16 septembre 2003
Rêves et réalités

Il y a ce marcheur immobile, Zénon, qui me donne à lire des choses lumineuses comme celle-ci:
" Vivante, ainsi que ces animaux domestiques dont il faut prendre soin, la bibliothèque privée exige qu'on lui soit attentif. De la même façon qu'on change une plante de pot, on disposera peut-être autrement le contenu de ses rayonnages. Cette configuration nouvelle lui procurera un peu d'air, elle en détendra ses membres. Vivre avec sa bibliothèque, c'est vivre au côté d'un être tout à la fois paisible et imposant, mais fidèle, d'une présence qui sait en même temps rester constante et se faire oublier. Chacun veille sur l'autre et, par nécessité, ainsi en vient-on à se détourner légèrement de soi. Un pareil assemblage de voix distrait. Les livres dans un même ensemble laissent sourdre un imperceptible vrombissement, comme le bruit d'une machinerie invisible en arrière-fond. Toutes ces paroles, qui demeurent en puissance, n'attendent qu'un signe de vous, que l'occasion de se faire entendre et l'une d'elles, quand vous le jugerez utile, saura bien s'extraire du lot, venir jusqu'à vous et, droit au coeur, vous toucher."
Alain Nadaud, Le jardin privé in La Bibliothèque, Autrement # 121, Extrait : p. 211

Cette nuit, j'avais rêvé longuement, me réveillant le corps moite. J'avais rêvé une longue histoire, avec des personnages bien vivants, presque palpables, sans aucun rapport avec la réalité. Dans le rêve, je faisais du "counceling" matrimonial, pas de blague. Mais ce n'était pas une affaire privée, c'était assez publique, comme un plaidoyer en cour, avec témoignages et preuves à l'appui.
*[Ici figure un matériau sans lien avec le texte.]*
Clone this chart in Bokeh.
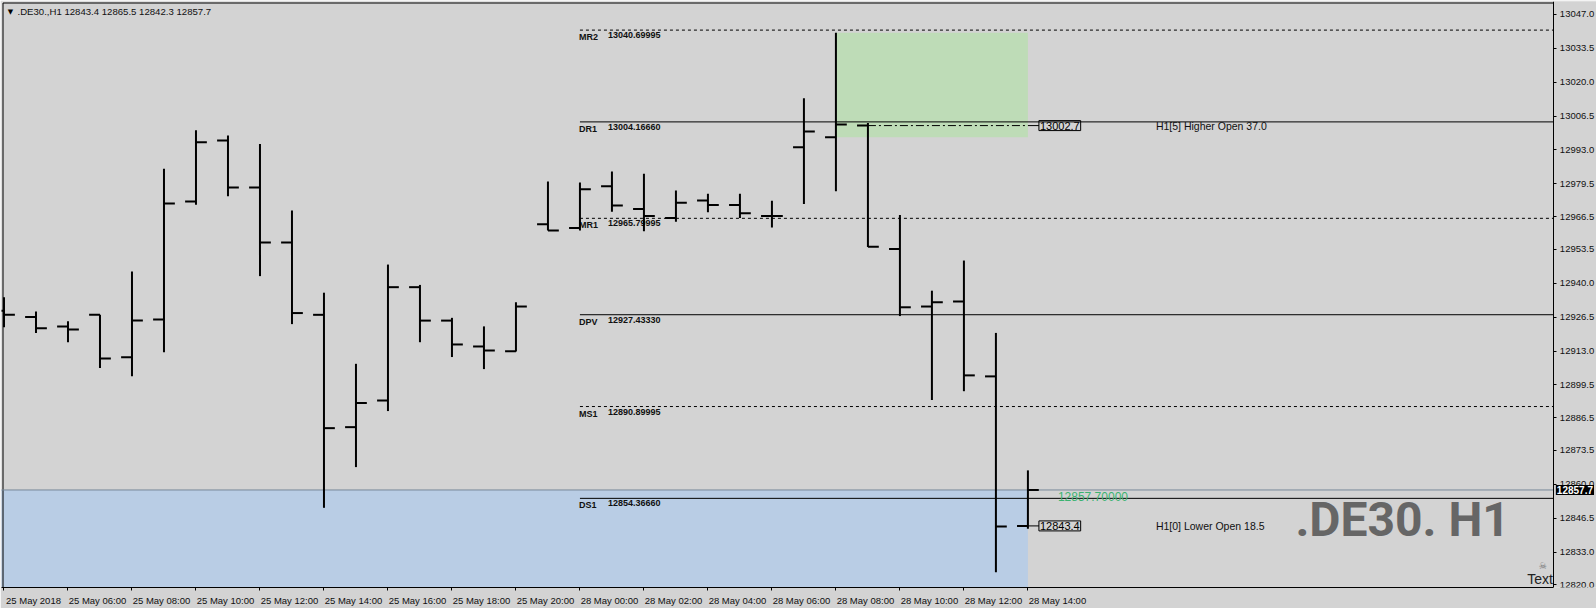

Ce matin, sans crié gare, quelqu'un m'a fait des confidences, vrai de vrai, et j'ai conseillé comme une grande, mais très privément, je vous l'assure!

Un mal de tête latent me gâche l'après-midi. Au souper nous servons une table pleine de restes du frigo qui respire mieux depuis! Après souper, nous sommes partis nous promener un peu en direction du Vieux Montréal. Nous sommes entrés voir un nouveau projet d'appartements: rêve d'un avenir prévisible où nous ne tenons qu'un pied-à-terre ultra-pratique en ville. En sortant de là, nous sommes retournés à la réalité: le perchoir est petit et les fils grandissent ... Un jour prochain, il faudrait repousser les murs du perchoir, ou trouver un plus grand nid, ou laisser partir les jeunes coqs du bercail!

Il y a eu l'écho de quelqu'un qui est retourné à ma ville natale et qui travaille maintenant à l'Université, contre un petit salaire, un appartement doté d'un micro-onde et d'une laveuse, et qui disait que le doyen en appelle à la collaboration de d'autres encore, pour aider ma ville. Il y a que j'ai toujours rêvé passer quelques mois par année dans ma ville natale, pour redonner à ma ville, encore mieux, à mon alma mater. Je ne pensais même pas me faire payer. Imaginez qu'il y a cette piste et mon premier réflexe a été sur la réalité de laisser les miens et Montréal pendant plusieurs mois ... Suis-je si prête? De la coupe aux lèvres, il y a la conviction profonde d'une contribution sociale. Et puis, je reçois ce site promotionnel sur ma ville! Les attraits touristiques, les photos, les mémoires de l'histoire, etc. tout y est dans les règles de l'art. Comme d'autres sites sur là-bas, il y a un grand trou sur l'histoire récente, pas d'écho sur environ 20 ans. La victoire du peuple c'était contre les français d'il y a 50 ans! Donc, je parcourais ce site avec plaisir jusqu'au moment où, d'un clic, j'arrive sur un article fourni sans doute par le camarade du parti au pouvoir, truffé de langage de propagande. Ma lecture leva un voile sur ce qui se passait à ma ville, après que je l'ai quittée, en avril 1975, jusqu'à la réunification des deux Viêt-Nam, quelques semaines plus tard. Peu de détail mais le ton, le vocabulaire de l'article ... me ramènent sur la raison pourquoi j'ai quitté, il y a 28 ans!

Rêve et réalité! L'humilité de l'un contre la platitude de l'autre! Il ne faut jamais confondre le sol sur lequel on se tient, utopie ou rédemption! Après tout, je suis bien loin de transporter avec moi, une partie de ma bibliothèque, pour renouer cette aventure en mon pays lointain!